Digital Pedagogy and Scholarship

Digital initiatives and resource development made possible, in part, through the generosity of The Andrew W. Mellon Foundation.

What is Digital Scholarship?

Group of students working in the hub collaborative space

Thanks to a grant awarded to Guilford College by The Andrew W. Mellon Foundation, Digital Directions for the Arts and Humanities, our community can explore the realm of digital scholarship, specifically as it relates to the growing field of the digital arts and humanities. From harnessing IBM punch card technology in the 1950s to using scores of Dominican monks to create a concordance in the 1200s, there is a rich history of scholars using available technology to analyze historic texts.

Digital Humanities is a broad area of scholarship, as evidenced by the website What Is Digital Humanities?, which generates a different definition of the term every time you refresh the page. Here's a relatively brief overview of Digital Humanities by Jeffrey Schnapp of Harvard University, and a larger body of work by a group of scholars at MIT, Digital_Humanities. Novices may find these examples useful or this video presentation by Miriam Posner.

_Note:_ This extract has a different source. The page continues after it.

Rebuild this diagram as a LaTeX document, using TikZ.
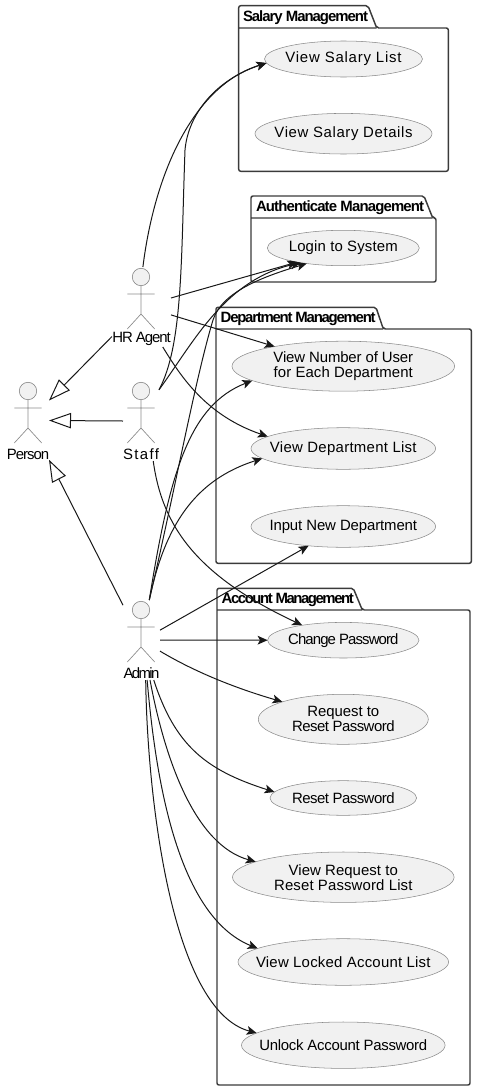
\documentclass[tikz,border=0pt]{standalone}
\usepackage{fontspec}
\usetikzlibrary{arrows.meta,shapes.geometric}
\setmainfont{Liberation Sans}
\ExplSyntaxOn
\cs_new:Npn \charcount #1 { \str_count:n {#1} }
\ExplSyntaxOff
% set a line to a target width (in reference pixels) by tracking
\newcommand\fitline[2]{\begingroup\setbox0\hbox{#2}%
  \pgfmathsetmacro\lsval{(#1*0.75-\the\wd0)/(\charcount{#2}-1)/11.2*100}%
  \addfontfeature{LetterSpace=\lsval}#2\endgroup}
% same, without widening the ellipse that holds it
\newcommand\ucline[2]{\makebox[0pt]{\fitline{#1}{#2}}}
\definecolor{ink}{HTML}{181818}
\definecolor{usefill}{HTML}{F1F1F1}
\definecolor{stickgray}{HTML}{8A8A8A}
\tikzset{
  x=0.75pt,y=-0.75pt,
  txt/.style={font=\fontsize{11.2}{11.25}\selectfont,text=black,align=center,inner sep=0pt,outer sep=0pt},
  uc/.style 2 args={shape=ellipse,draw=stickgray,line width=0.4pt,fill=usefill,inner sep=0pt,outer sep=0pt,
    minimum width=#1*1.5pt,minimum height=#2*1.5pt,txt},
  hit/.style 2 args={shape=rectangle,inner sep=0pt,outer sep=0pt,minimum width=#1*1.5pt,minimum height=#2*1.5pt},
  pkg/.style={draw=ink!85,line width=1.1pt,rounded corners=1.5pt,line join=round},
  pkgtitle/.style={font=\fontsize{11.2}{11.25}\selectfont\bfseries,text=black,inner sep=0pt,outer sep=0pt,anchor=west},
  link/.style={draw=ink,line width=0.75pt,-{Stealth[length=7.5pt,width=6.6pt,inset=1.8pt]}},
  gen/.style={draw=ink,line width=0.75pt,-{Triangle[open,length=16.5pt,width=11.5pt,fill=white]}},
  stickman/.pic={
    \draw[stickgray,line width=0.5pt,fill=usefill] (0,0) circle[radius=8.7];
    \draw[stickgray,line width=0.5pt] (0,8.7) -- (0,37) (-13.7,17) -- (13.7,17) (-13.7,52) -- (0,37) -- (13.7,52);
  }
}
\begin{document}
\begin{tikzpicture}
\useasboundingbox (0,0) rectangle (479,1092);
% packages
\draw[pkg] (238.7,28) -- (238.7,5.7) -- (368,5.7) -- (376.7,28) -- (448.3,28) -- (448.3,171.3) -- (238.7,171.3) -- cycle (238.7,28) -- (376.7,28);
\draw[pkg] (251,218) -- (251,196) -- (424,196) -- (432.7,218) -- (436,218) -- (436,282) -- (251,282) -- cycle (251,218) -- (432.7,218);
\draw[pkg] (216,329) -- (216,307.3) -- (376,307.3) -- (383.3,329) -- (471.3,329) -- (471.3,563.3) -- (216,563.3) -- cycle (216,329) -- (383.3,329);
\draw[pkg] (217,610) -- (217,588.3) -- (353.3,588.3) -- (362.3,610) -- (470,610) -- (470,1085) -- (217,1085) -- cycle (217,610) -- (362.3,610);
\node[pkgtitle] (tsal) at (243,18) {\fitline{124}{Salary Management}};
\node[pkgtitle] (taut) at (256,208) {\fitline{167.3}{Authenticate Management}};
\node[pkgtitle] (tdep) at (220.7,319) {\fitline{153.7}{Department Management}};
\node[pkgtitle] (tacc) at (221.7,600) {\fitline{130.7}{Account Management}};
% use cases
\node[uc={79}{18}] (salary) at (343.5,59) {\ucline{117.7}{View Salary List}};
\node[uc={88.5}{20.3}] (details) at (343.5,133.7) {\ucline{139.3}{View Salary Details}};
\node[uc={76}{17.7}] (login) at (343.3,248) {\ucline{109.3}{Login to System}};
\node[uc={111.3}{25}] (number) at (343.3,366.2) {\ucline{139.3}{View Number of User}\\\ucline{139.3}{for Each Department}};
\node[uc={92.3}{20.8}] (deplist) at (343.3,448.5) {\ucline{147.3}{View Department List}};
\node[uc={92.3}{20.8}] (input) at (343.3,526.5) {\ucline{147.3}{Input New Department}};
\node[uc={75.7}{17.8}] (change) at (343.3,640.2) {\ucline{109.3}{Change Password}};
\node[uc={85}{25}] (request) at (343.3,719.3) {\ucline{71.7}{Request to}\\\ucline{102}{Reset Password}};
\node[uc={73.3}{17.3}] (reset) at (343.3,798) {\ucline{102}{Reset Password}};
\node[uc={110.8}{25.2}] (viewreq) at (343.3,877.2) {\ucline{109.3}{View Request to}\\\ucline{138.7}{Reset Password List}};
\node[uc={105.3}{23.3}] (locked) at (343.3,962) {\ucline{175.3}{View Locked Account List}};
\node[uc={101.8}{23.2}] (unlock) at (343.3,1045.2) {\ucline{167.3}{Unlock Account Password}};
% actors
\pic at (28,391) {stickman};
\pic at (141,391) {stickman};
\pic at (141,277) {stickman};
\pic at (141,610) {stickman};
\node[txt] (lperson) at (28,454) {\fitline{42.3}{Person}};
\node[txt] (lstaff) at (141,454) {\fitline{36}{Staff}};
\node[txt] (lhr) at (141.5,339) {\fitline{57.3}{HR Agent}};
\node[txt] (ladmin) at (141.5,673) {\fitline{36}{Admin}};
\node[hit={20}{40}] (person) at (29,420.5) {};
\node[hit={18}{40}] (staff) at (141,421) {};
\node[hit={29.5}{40}] (hr) at (141.5,307) {};
\node[hit={18.5}{40}] (admin) at (141.5,640) {};
% generalisation
\draw[gen] (hr.225.5) -- (person.45);
\draw[gen] (staff.west) -- (person.east);
\draw[gen] (admin.118) -- (person.-63);
% associations
\draw[link] (hr.88) .. controls (155,170) and (195,85) .. (salary.183);
\draw[link] (hr.17) -- (login.197);
\draw[link] (hr.-15) -- (number.164);
\draw[link] (hr.-62) .. controls (180,375) and (205,415) .. (deplist.171);
\draw[link] (staff.60) .. controls (183,345) and (181,260) .. (185,150) .. controls (188,115) and (215,80) .. (salary.183);
\draw[link] (staff.60) .. controls (195,340) and (225,280) .. (login.199);
\draw[link] (staff.-73) .. controls (162,525) and (195,575) .. (change.160);
\draw[link] (admin.79) .. controls (175,490) and (195,380) .. (213,320) .. controls (222,292) and (262,277) .. (login.203);
\draw[link] (admin.79) .. controls (170,470) and (190,405) .. (number.189);
\draw[link] (admin.79) .. controls (165,525) and (195,480) .. (deplist.187);
\draw[link] (admin.28) -- (input.209);
\draw[link] (admin.east) -- (change.west);
\draw[link] (admin.-31) .. controls (195,672) and (235,688) .. (request.164);
\draw[link] (admin.-73) .. controls (175,745) and (205,770) .. (reset.175);
\draw[link] (admin.-78) .. controls (165,760) and (195,845) .. (viewreq.170);
\draw[link] (admin.-82) .. controls (155,770) and (175,915) .. (locked.171);
\draw[link] (admin.-84) .. controls (147,790) and (170,1010) .. (unlock.172);
\end{tikzpicture}
\end{document}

There are a number of liberal arts institutions whose digital humanities programs may serve as frames of reference.   For example, The Rutgers Digital Humanities Initiative suggests, "Scholarship in the Digital Humanities brings digital tools to bear on traditional humanistic areas of study and prompts critical reflection, in the best tradition of the humanities, on the digital mediation of modern life." Its emphasis is on the use of digital tools "to assemble, transform, or manipulate digital archives, to the use of computational methods to advance or question conventional methods of analysis, to the critical scrutiny of our computer-mediated culture."

Digital humanities projects, as identified by Rutgers, include:

  • Textual analysis: digital editions of literary texts; websites that invite linguistic, social, and historical analysis of literary works; text aggregation sites that link author or subject-oriented digital collections; and the development of tools for digital textual analysis.

  • Geospatial approaches to literary texts and historical problems.

  • Network analysis of literary texts and historical problems.

  • Data-mining of large corpora for insights into genres, discourses, and the sociology of knowledge.

  • The creation of small or middle-sized archives of digitized texts, often in close collaboration with libraries, designed to serve particular groups of scholars.

  • Digital projects whose aim is primarily pedagogical, often undertaken with civic or public arts and humanities goals in mind.